Your output must consist solely of the lines from the "Reproduce this chart with Plotly." line through the "b in points)" line, exactly as written, without images.

### [DATA SUPPLIED]

━━━━━━━━━━

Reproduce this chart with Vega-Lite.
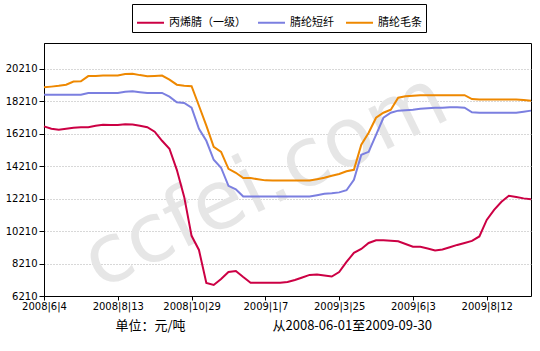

━━━━━━━━━━

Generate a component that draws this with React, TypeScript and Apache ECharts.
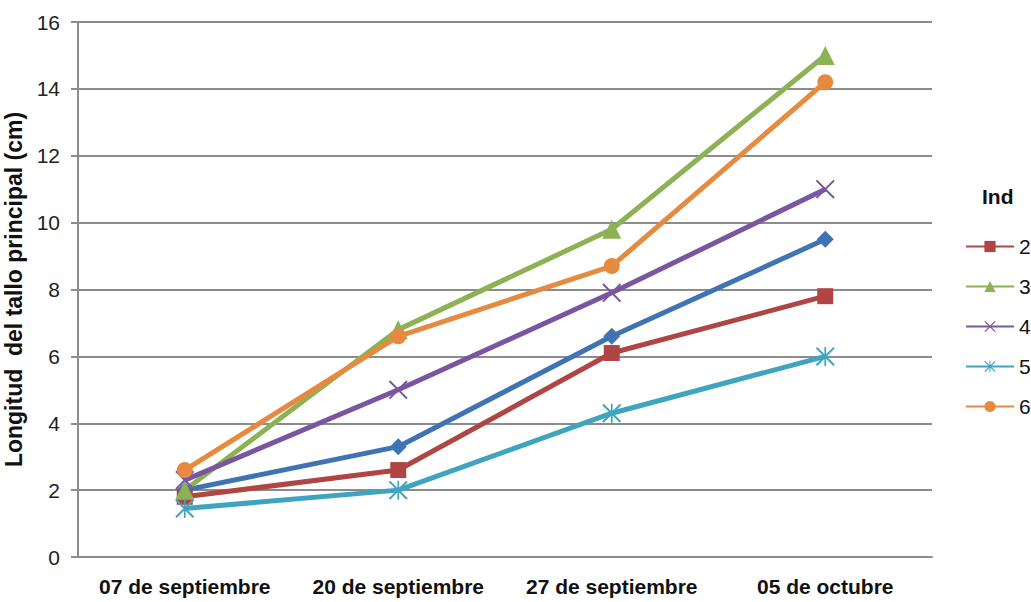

━━━━━━━━━━

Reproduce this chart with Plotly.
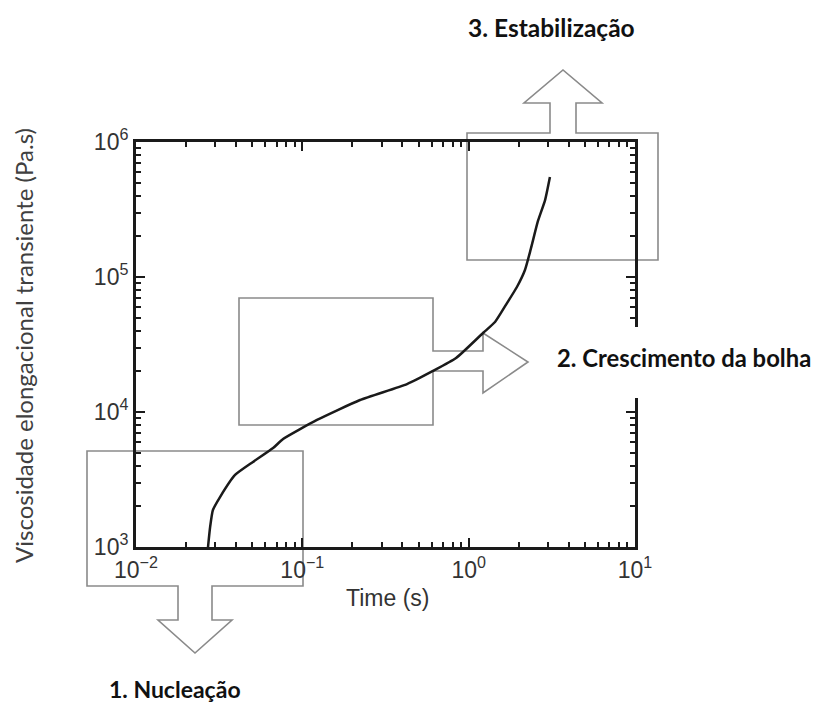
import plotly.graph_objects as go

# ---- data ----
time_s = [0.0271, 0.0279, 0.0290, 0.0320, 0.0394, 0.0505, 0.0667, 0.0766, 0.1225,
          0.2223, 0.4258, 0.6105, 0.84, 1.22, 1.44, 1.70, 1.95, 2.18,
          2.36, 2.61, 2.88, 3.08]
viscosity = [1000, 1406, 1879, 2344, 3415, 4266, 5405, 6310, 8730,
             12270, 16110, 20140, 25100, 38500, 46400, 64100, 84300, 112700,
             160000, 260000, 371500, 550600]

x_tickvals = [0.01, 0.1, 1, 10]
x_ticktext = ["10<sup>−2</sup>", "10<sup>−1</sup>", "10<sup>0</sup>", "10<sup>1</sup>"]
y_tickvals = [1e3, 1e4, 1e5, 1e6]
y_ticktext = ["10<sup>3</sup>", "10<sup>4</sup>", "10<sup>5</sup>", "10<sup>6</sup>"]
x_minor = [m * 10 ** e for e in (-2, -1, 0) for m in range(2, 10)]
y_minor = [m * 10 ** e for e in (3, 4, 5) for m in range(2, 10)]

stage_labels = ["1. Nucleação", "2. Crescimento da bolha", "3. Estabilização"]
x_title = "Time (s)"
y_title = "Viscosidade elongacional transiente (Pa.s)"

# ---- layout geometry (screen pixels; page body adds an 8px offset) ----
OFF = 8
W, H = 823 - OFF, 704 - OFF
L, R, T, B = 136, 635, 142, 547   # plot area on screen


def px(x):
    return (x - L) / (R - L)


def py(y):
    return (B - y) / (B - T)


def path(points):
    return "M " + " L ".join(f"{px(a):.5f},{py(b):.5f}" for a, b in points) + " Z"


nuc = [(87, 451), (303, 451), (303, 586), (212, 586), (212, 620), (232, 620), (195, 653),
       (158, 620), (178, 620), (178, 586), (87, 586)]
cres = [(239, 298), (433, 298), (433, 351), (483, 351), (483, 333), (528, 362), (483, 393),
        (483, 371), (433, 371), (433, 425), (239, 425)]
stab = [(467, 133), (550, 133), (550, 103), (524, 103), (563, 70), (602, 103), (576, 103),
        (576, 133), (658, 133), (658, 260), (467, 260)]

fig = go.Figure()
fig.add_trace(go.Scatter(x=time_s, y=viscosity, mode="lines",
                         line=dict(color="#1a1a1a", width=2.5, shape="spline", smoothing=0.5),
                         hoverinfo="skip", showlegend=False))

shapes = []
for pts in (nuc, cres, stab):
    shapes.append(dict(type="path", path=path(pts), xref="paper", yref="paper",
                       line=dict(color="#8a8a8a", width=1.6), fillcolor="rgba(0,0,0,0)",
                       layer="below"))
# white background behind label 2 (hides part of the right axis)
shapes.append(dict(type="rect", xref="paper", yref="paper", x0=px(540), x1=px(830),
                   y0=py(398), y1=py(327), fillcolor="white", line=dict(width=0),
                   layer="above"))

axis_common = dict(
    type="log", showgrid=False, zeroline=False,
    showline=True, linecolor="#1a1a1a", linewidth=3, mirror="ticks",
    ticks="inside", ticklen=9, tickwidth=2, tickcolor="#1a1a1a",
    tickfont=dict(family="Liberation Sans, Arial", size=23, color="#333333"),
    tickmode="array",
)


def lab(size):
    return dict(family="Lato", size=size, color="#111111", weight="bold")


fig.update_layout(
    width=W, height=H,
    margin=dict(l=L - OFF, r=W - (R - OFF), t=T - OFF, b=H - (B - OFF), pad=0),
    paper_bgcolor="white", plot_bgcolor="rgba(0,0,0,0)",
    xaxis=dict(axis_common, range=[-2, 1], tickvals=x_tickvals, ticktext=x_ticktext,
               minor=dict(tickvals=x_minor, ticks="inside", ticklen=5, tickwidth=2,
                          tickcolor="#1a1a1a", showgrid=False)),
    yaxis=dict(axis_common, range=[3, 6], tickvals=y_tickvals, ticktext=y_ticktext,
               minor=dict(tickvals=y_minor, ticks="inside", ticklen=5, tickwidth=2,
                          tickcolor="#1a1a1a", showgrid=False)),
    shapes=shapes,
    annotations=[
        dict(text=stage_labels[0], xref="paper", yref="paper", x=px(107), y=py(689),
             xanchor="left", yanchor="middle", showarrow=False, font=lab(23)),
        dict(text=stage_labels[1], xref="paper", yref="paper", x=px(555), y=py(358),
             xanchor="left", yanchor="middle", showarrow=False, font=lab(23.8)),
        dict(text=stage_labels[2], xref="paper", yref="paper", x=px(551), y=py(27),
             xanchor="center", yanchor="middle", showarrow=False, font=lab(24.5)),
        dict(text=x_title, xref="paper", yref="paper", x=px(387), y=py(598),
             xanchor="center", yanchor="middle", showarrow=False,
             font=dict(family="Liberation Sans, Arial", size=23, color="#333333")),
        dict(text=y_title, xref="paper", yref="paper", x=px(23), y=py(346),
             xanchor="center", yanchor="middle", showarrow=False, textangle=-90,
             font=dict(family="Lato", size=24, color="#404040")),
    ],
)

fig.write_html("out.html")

━━━━━━━━━━

### [ANSWER FOR THIS EXERCISE]
Reproduce this chart with Plotly.
import plotly.graph_objects as go

# ---- data ----
time_s = [0.0271, 0.0279, 0.0290, 0.0320, 0.0394, 0.0505, 0.0667, 0.0766, 0.1225,
          0.2223, 0.4258, 0.6105, 0.84, 1.22, 1.44, 1.70, 1.95, 2.18,
          2.36, 2.61, 2.88, 3.08]
viscosity = [1000, 1406, 1879, 2344, 3415, 4266, 5405, 6310, 8730,
             12270, 16110, 20140, 25100, 38500, 46400, 64100, 84300, 112700,
             160000, 260000, 371500, 550600]

x_tickvals = [0.01, 0.1, 1, 10]
x_ticktext = ["10<sup>−2</sup>", "10<sup>−1</sup>", "10<sup>0</sup>", "10<sup>1</sup>"]
y_tickvals = [1e3, 1e4, 1e5, 1e6]
y_ticktext = ["10<sup>3</sup>", "10<sup>4</sup>", "10<sup>5</sup>", "10<sup>6</sup>"]
x_minor = [m * 10 ** e for e in (-2, -1, 0) for m in range(2, 10)]
y_minor = [m * 10 ** e for e in (3, 4, 5) for m in range(2, 10)]

stage_labels = ["1. Nucleação", "2. Crescimento da bolha", "3. Estabilização"]
x_title = "Time (s)"
y_title = "Viscosidade elongacional transiente (Pa.s)"

# ---- layout geometry (screen pixels; page body adds an 8px offset) ----
OFF = 8
W, H = 823 - OFF, 704 - OFF
L, R, T, B = 136, 635, 142, 547   # plot area on screen


def px(x):
    return (x - L) / (R - L)


def py(y):
    return (B - y) / (B - T)


def path(points):
    return "M " + " L ".join(f"{px(a):.5f},{py(b):.5f}" for a, b in points) + " Z"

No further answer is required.